Azoff Still Waiting On YouTube

Global Music Rights, the publishing rights organization powered by Irving Azoff, is still waiting for answers from the executives at YouTube regarding their use of 20,000 songs.

Photo: Jen Lowery Photography
"KIIS FM Jingle Ball," Staples Center, Los Angeles, Calif.

GMR, through attorney Howard King, has asked YouTube to remove 20,000 songs from clients like Pharrell Williams, Eagles, John Lennon and Smokey Robinson.
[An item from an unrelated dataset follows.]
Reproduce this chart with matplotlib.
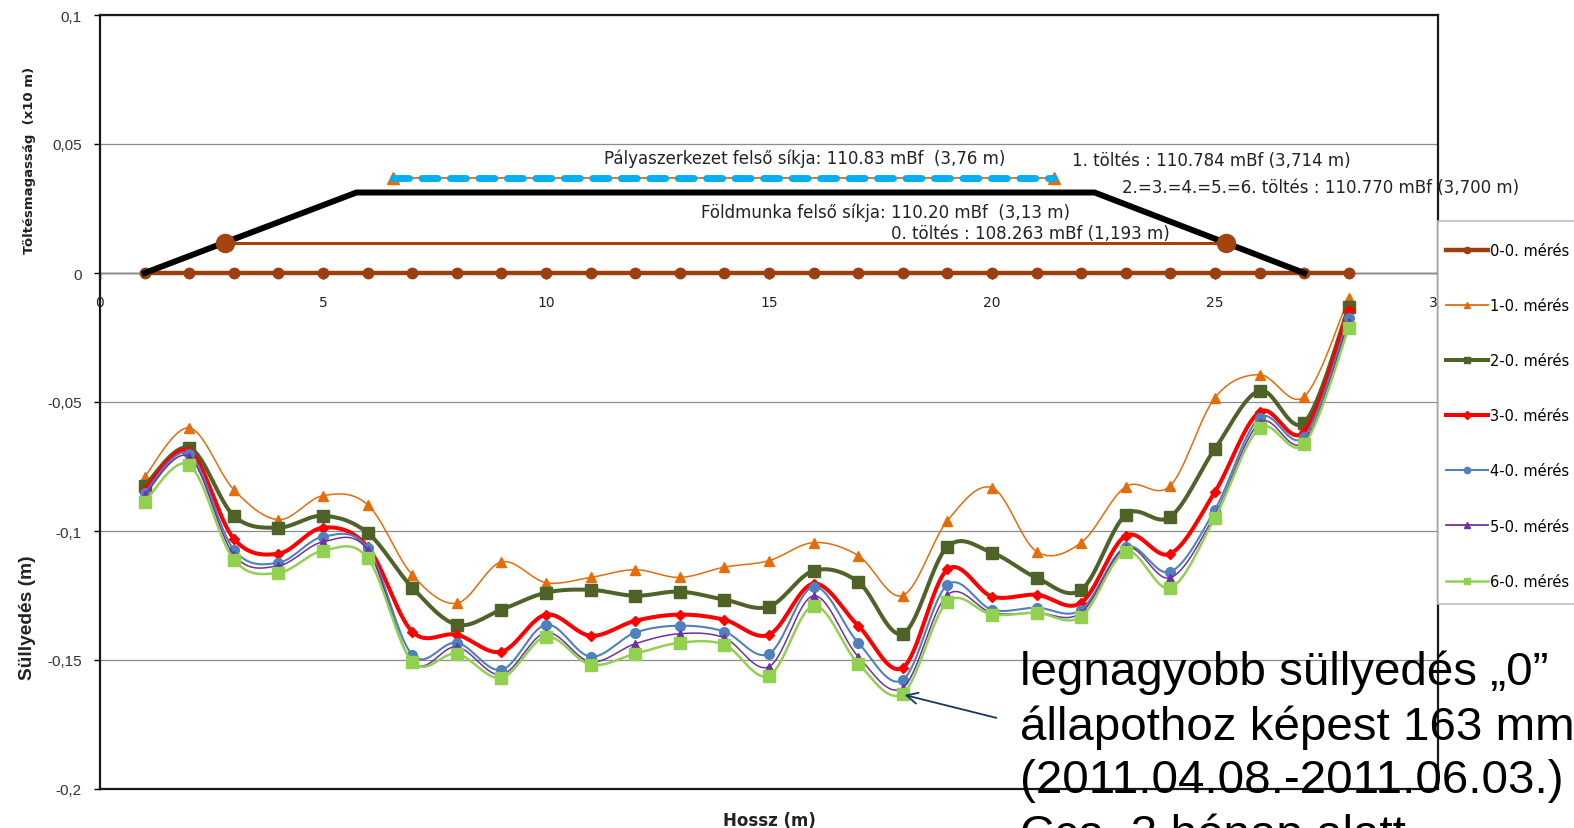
import numpy as np
import matplotlib.pyplot as plt
from matplotlib.lines import Line2D
from matplotlib.patches import Rectangle

# measuring points along the embankment (m)
hossz = list(range(1, 29))

# settlement relative to the "0" state (m)
meres_0 = [0.0] * 28
meres_1 = [-0.0790, -0.0600, -0.0840, -0.0956, -0.0863, -0.0898, -0.1170, -0.1280, -0.1120, -0.1200,
           -0.1180, -0.1150, -0.1180, -0.1140, -0.1115, -0.1045, -0.1095, -0.1250, -0.0960, -0.0832,
           -0.1080, -0.1045, -0.0828, -0.0824, -0.0483, -0.0394, -0.0479, -0.0096]
meres_2 = [-0.0825, -0.0677, -0.0941, -0.0987, -0.0941, -0.1007, -0.1219, -0.1363, -0.1305, -0.1239,
           -0.1228, -0.1251, -0.1235, -0.1266, -0.1293, -0.1154, -0.1197, -0.1398, -0.1061, -0.1084,
           -0.1181, -0.1228, -0.0937, -0.0945, -0.0681, -0.0456, -0.0580, -0.0131]
meres_3 = [-0.0840, -0.0689, -0.1030, -0.1088, -0.0987, -0.1061, -0.1390, -0.1402, -0.1468, -0.1324,
           -0.1406, -0.1348, -0.1324, -0.1344, -0.1402, -0.1204, -0.1367, -0.1530, -0.1149, -0.1254,
           -0.1247, -0.1278, -0.1018, -0.1088, -0.0848, -0.0538, -0.0615, -0.0142]
meres_4 = [-0.0852, -0.0701, -0.1072, -0.1123, -0.1022, -0.1065, -0.1480, -0.1433, -0.1538, -0.1363,
           -0.1487, -0.1394, -0.1367, -0.1390, -0.1476, -0.1216, -0.1433, -0.1577, -0.1208, -0.1305,
           -0.1297, -0.1305, -0.1061, -0.1158, -0.0917, -0.0561, -0.0635, -0.0173]
meres_5 = [-0.0860, -0.0712, -0.1092, -0.1135, -0.1042, -0.1073, -0.1507, -0.1449, -0.1557, -0.1394,
           -0.1507, -0.1437, -0.1398, -0.1414, -0.1526, -0.1251, -0.1487, -0.1608, -0.1247, -0.1317,
           -0.1317, -0.1317, -0.1065, -0.1181, -0.0937, -0.0580, -0.0654, -0.0189]
meres_6 = [-0.0887, -0.0743, -0.1111, -0.1162, -0.1076, -0.1104, -0.1507, -0.1476, -0.1569, -0.1410,
           -0.1518, -0.1476, -0.1433, -0.1441, -0.1561, -0.1290, -0.1514, -0.1630, -0.1274, -0.1324,
           -0.1317, -0.1332, -0.1080, -0.1220, -0.0948, -0.0601, -0.0663, -0.0212]

meres_nevek = ['0-0. mérés', '1-0. mérés', '2-0. mérés', '3-0. mérés',
               '4-0. mérés', '5-0. mérés', '6-0. mérés']

# embankment cross-section (x10 m)
foldmunka_x = [1, 5.75, 22.3, 27]
foldmunka_y = [0, 0.0312, 0.0312, 0]
toltes0_x = [2.8, 25.25]
toltes0_y = [0.0118, 0.0118]
palya_x = [6.56, 21.4]
palya_y = [0.037, 0.037]

y_ticks = [-0.2, -0.15, -0.1, -0.05, 0, 0.05, 0.1]
y_ticklabels = ['-0,2', '-0,15', '-0,1', '-0,05', '0', '0,05', '0,1']
x_ticks = [0, 5, 10, 15, 20, 25, 30]

styles = [
    dict(color='#9c3f0f', lw=3.2, marker='o', ms=7.5),
    dict(color='#e46c0a', lw=1.1, marker='^', ms=7.5),
    dict(color='#4f6228', lw=2.9, marker='s', ms=8),
    dict(color='#ff0000', lw=2.9, marker='D', ms=5),
    dict(color='#4f81bd', lw=1.5, marker='o', ms=7),
    dict(color='#7030a0', lw=1.1, marker='^', ms=5.5),
    dict(color='#92d050', lw=1.8, marker='s', ms=8),
]


def smooth(x, y, n=16):
    # Excel-like smoothed line (Catmull-Rom bezier through the points)
    x = np.asarray(x, float)
    y = np.asarray(y, float)
    px = np.concatenate([[x[0]], x, [x[-1]]])
    py = np.concatenate([[y[0]], y, [y[-1]]])
    t = np.linspace(0, 1, n, endpoint=False)
    xs, ys = [], []
    for i in range(1, len(px) - 2):
        for arr, out in ((px, xs), (py, ys)):
            p0, p1, p2, p3 = arr[i - 1], arr[i], arr[i + 1], arr[i + 2]
            c1 = p1 + (p2 - p0) / 6
            c2 = p2 - (p3 - p1) / 6
            out.extend((1 - t) ** 3 * p1 + 3 * (1 - t) ** 2 * t * c1 + 3 * (1 - t) * t ** 2 * c2 + t ** 3 * p2)
    xs.append(x[-1])
    ys.append(y[-1])
    return np.array(xs), np.array(ys)


W, H = 1574, 829
fig = plt.figure(figsize=(W / 100, H / 100), dpi=100)
ax = fig.add_axes([100 / W, 1 - 790 / H, 1338 / W, 774 / H])
ax.set_xlim(0, 30)
ax.set_ylim(-0.2, 0.1)

# settlement curves
series = [meres_0, meres_1, meres_2, meres_3, meres_4, meres_5, meres_6]
handles = []
for vals, st, name in zip(series, styles, meres_nevek):
    sx, sy = smooth(hossz, vals)
    ax.plot(sx, sy, color=st['color'], lw=st['lw'], solid_capstyle='round', zorder=3)
    ax.plot(hossz, vals, ls='none', marker=st['marker'], ms=st['ms'],
            color=st['color'], mec=st['color'], zorder=3)
    handles.append(Line2D([], [], color=st['color'], lw=max(st['lw'], 1.3),
                          marker=st['marker'], ms=4.5, label=name))

# embankment shape
ax.plot(foldmunka_x, foldmunka_y, color='black', lw=4.3, zorder=4)
ax.plot(toltes0_x, toltes0_y, color='#a3440f', lw=2.2, marker='o', ms=13, zorder=5)
ax.plot(palya_x, palya_y, color='#e46c0a', lw=1.3, marker='^', ms=9, zorder=5)
ax.plot(palya_x, palya_y, color='#00b0f0', lw=5, dashes=(2.3, 1.8),
        dash_capstyle='round', zorder=6)

txt = dict(fontsize=12, color='#222222', va='center', ha='left', zorder=7)
ax.text(11.30, 0.0445, 'Pályaszerkezet felső síkja: 110.83 mBf  (3,76 m)', **txt)
ax.text(21.79, 0.0437, '1. töltés : 110.784 mBf (3,714 m)', **txt)
ax.text(22.91, 0.0334, '2.=3.=4.=5.=6. töltés : 110.770 mBf (3,700 m)', **txt)
ax.text(13.48, 0.0238, 'Földmunka felső síkja: 110.20 mBf  (3,13 m)', **txt)
ax.text(17.74, 0.0156, '0. töltés : 108.263 mBf (1,193 m)', **txt)

# axes styling
ax.set_yticks(y_ticks)
ax.set_yticklabels(y_ticklabels, family='Liberation Sans', fontsize=11, color='#333333')
ax.tick_params(axis='y', length=4, width=1, pad=9)
ax.set_xticks([])
ax.yaxis.grid(True, color='#8c8c8c', lw=0.9)
ax.set_axisbelow(True)
for sp in ax.spines.values():
    sp.set_linewidth(1.6)
    sp.set_color('#1a1a1a')

# x axis crossing at y = 0
sec = ax.secondary_xaxis((0 - (-0.2)) / 0.3)
sec.set_alignment('bottom')
sec.set_xticks(x_ticks)
sec.set_xticklabels([str(v) for v in x_ticks])
sec.tick_params(length=4, width=1, pad=12, labelsize=10, labelcolor='#222222')
sec.spines['bottom'].set_linewidth(1.0)
sec.spines['bottom'].set_color('black')

ax.set_xlabel('Hossz (m)', fontsize=12, fontweight='bold', labelpad=16, color='#222222')
fig.text(30 / W, 1 - 160 / H, 'Töltésmagasság  (x10 m)', rotation=90, ha='center', va='center',
         fontsize=9.5, fontweight='bold', color='#222222')
fig.text(27 / W, 1 - 618 / H, 'Süllyedés (m)', rotation=90, ha='center', va='center',
         family='Liberation Sans', fontsize=13.8, fontweight='bold', color='#222222')

# legend box
fig.patches.append(Rectangle((1438 / W, 1 - 605 / H), 0.1, 383 / H, transform=fig.transFigure,
                             facecolor='white', edgecolor='#bfbfbf', lw=1.2, zorder=10))
leg = fig.legend(handles=handles, loc='upper left', bbox_to_anchor=(1446 / W, 1 - 244 / H),
                 frameon=False, fontsize=10.5, handlelength=2.9, handletextpad=0.15,
                 labelspacing=2.75, borderpad=0, borderaxespad=0)
leg.set_zorder(11)

# annotation of the largest settlement
ax.annotate('', xy=(17.98, -0.1633), xytext=(20.16, -0.1727),
            arrowprops=dict(arrowstyle='->,head_length=0.8,head_width=0.4', color='#17375e', lw=1.3),
            zorder=8)
# va='baseline' aligns the last line, so anchor on the 4th baseline
fig.text(1020 / W, 1 - (677 + 3 * 57) / H,
         'legnagyobb süllyedés „0”\nállapothoz képest 163 mm\n(2011.04.08.-2011.06.03.)\nCca. 3 hónap alatt',
         family='Liberation Sans', fontsize=34.2, linespacing=1.29, va='baseline', ha='left',
         color='black', zorder=12)

fig.savefig('out.png', dpi=100)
GMR maintains YouTube, which is launching a subscription music service, does not have publishing rights to the songs, and a billion-dollar lawsuit could be on the horizon, according to the Hollywood Reporter.

PROs like ASCAP and BMI will issue multiyear licenses to digital companies like YouTube, and the licenses are maintained to their expiration even if the artists want out of the agreement – at least, so says YouTube.

In a letter to YouTube, King said the digital service was falsely arguing it could support its position based on the decision in Viacom v. YouTube in 2012.

“Somewhat embarrassingly, you failed to not that the District Court case you cited for that proposition was superseded and overturned, in part, by [a] subsequent appellate decision,” King wrote.

Azoff and GMR are apparently more upset at YouTube than at, say, Spotify because of YouTube’s “attitude” toward the situation.